The UDJC step uses the wonderful Janino library to compile the entered code to Java byte-code that gets executed at the same speed as everything else in Kettle.  This gives us pretty much optimal performance.

You can expect some tweaks to the UDJC step before 4.0 goes into feature freeze.  However, the bulk of the changes are in there and working great.  Thank you Daniel, for an outstanding job!

Until next time,

Matt

17 comments

  • Hi!

    thanks for linking, and great work on this example!
    I must say, I played around with Daniels step a while back, and it’s great to see you’re working together on it.

    I am a little bit surprised by the performance increase: 3 to 4 times is nice of course, but I expected to see about 10x speedup, based on the findings described in my earlier Javascript performance blog (http://rpbouman.blogspot.com/2009/11/pentaho-data-integration-javascript.html) comparing java user defined expressions and javascript, and of course Daniels video (http://people.mozilla.com/~deinspanjer/KettleJSPerformance.mov) where he introduced his UJC step.

  • There’s actally quite some room for improvement in the java code.
    You don’t need the (int)Math.floor() calls – simply do integer division, and get decimal truncation for free – it’s safe in this case.
    (That’s exactly what I do in the MySQL stored procedure BTW – using DIV instead of / as division operator)

  • I don’t think that’s the reason.

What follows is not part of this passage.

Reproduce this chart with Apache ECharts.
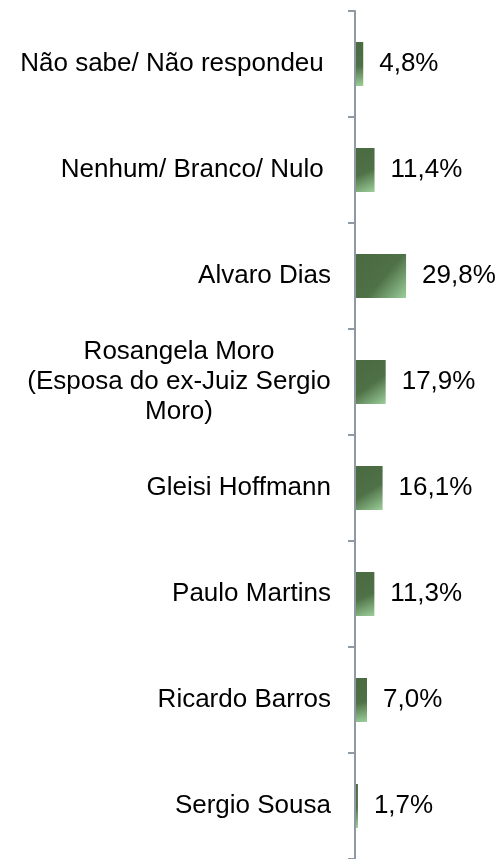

I actually trust the Java optimizer to take care of those pesky things.
    The issue at hand is that the more you burn CPU in a task, the less the performance difference is going to be.
    I’m sure the calculations + the Date handling is particularly costly to do.
    Java takes pretty much anything into account including leap seconds, leap years, etc, etc. As such, Date handling is notoriously S.L.O.W.

    Anyway, you can try to optimize, but I just couldn’t work myself up over it if you know what I mean :-)

  • Ok. Well I might try it myself in my copious free time ;)

    At any rate, thanks for the reply. BB!

  • Raj

    Hi I am trying to use udjc plugin.

    I’ve downloaded the janino.jar and placed it under /plugins/steps/

    Should I be doing something more? I am using Kettle 4

    So, how do I add this plugin?

  • Raj

    Hi

    This is the error I am getting.

    Error reading object from XML file

    Unable to load step info from XML step nodeorg.pentaho.di.core.exception.KettleStepLoaderException:
    Unable to load class for step/plugin with id [UserDefinedJavaClass]. Check if the plugin is available in the plugins subdirectory of the Kettle distribution.

    Unable to load class for step/plugin with id [UserDefinedJavaClass]. Check if the plugin is available in the plugins subdirectory of the Kettle distribution.

  • Raj, you don’t need to install anything, this is Kettle4 we’re talking about.
    The step is available in the experimental step category until we finish the re-design of it.
    All that’s left to do currently is the user interface. The rest is pretty much done.

  • Raj

    Matt

    Thanks on your prompt help!

    I ‘ve the latest PDI from sourceforge.net “4.0.0-M2″. So, thats not the right one? If so, sure I’ll wait.

    Thanks a lot.

    Raj!

  • dhartford

    that is awesome! ’nuff said.

  • TM

    I need a clarification. Can the UDJC be able to reference other Java classes? Is it possible to take a bunch of Java classes and package them up for use with UDJC?

  • Of course TM, all classes in your class path can be accessed.
    In practice, all you need to do is drop an extra JAR file in the libext/ folder and you’re good to go.

  • TM

    Thanks Matt for the quick response. But I want to be sure I understand this exactly right. I will have a class, let’s say JC, which references class JC1 and JC2. JC1 references classes JC11 and JC12. JC2 references JC21 and JC22 and son. The point is only one class will be the UDJC, but that class would be referencing multiple classes. Your response indicates that there would not be any problem using this class, but I wanted to be sure. This is really exciting to me since it will make my life much easier. I was reluctanly planning to learn how to implement a plugin.

    Apparently this is in ‘incubation’. When is this likely to be released?

  • There is a 4.0.0 Preview Release out there, an RC1 around the end of this month and a few weeks later we will have a stable release.

  • Renato Back

    Hello Matt,

    Is there any chance you might get the same thing using PDI 3.2?
    I’m having some serious issues running Java classes inside PDI and this example seems like the perfect solution to be based upon.
    Thanks in advance,

    Renato Back

  • Renato, there is a plugin available for 3.2. It’s not as evolved but should do the basic trick.
    You can see the code over here:

    http://source.pentaho.org/svnkettleroot/plugins/UserDefinedJavaClass/branches/3.2x/

    No guarantees. If you feel like back-porting or working on it, let us know ;-)

  • Bradlee

    Hi matt,
    i use PDI 4.0.1 and need to load data from oracle to flat file..but now on i still can get max loading 3000/s
    i work with large data about 200mil record..i want to use this technic.
    – what should i do first ?
    – how can i implement this on linux system?

    thx.
    Bradlee

  • It’s a good question Bradlee, you should try asking it on the forum.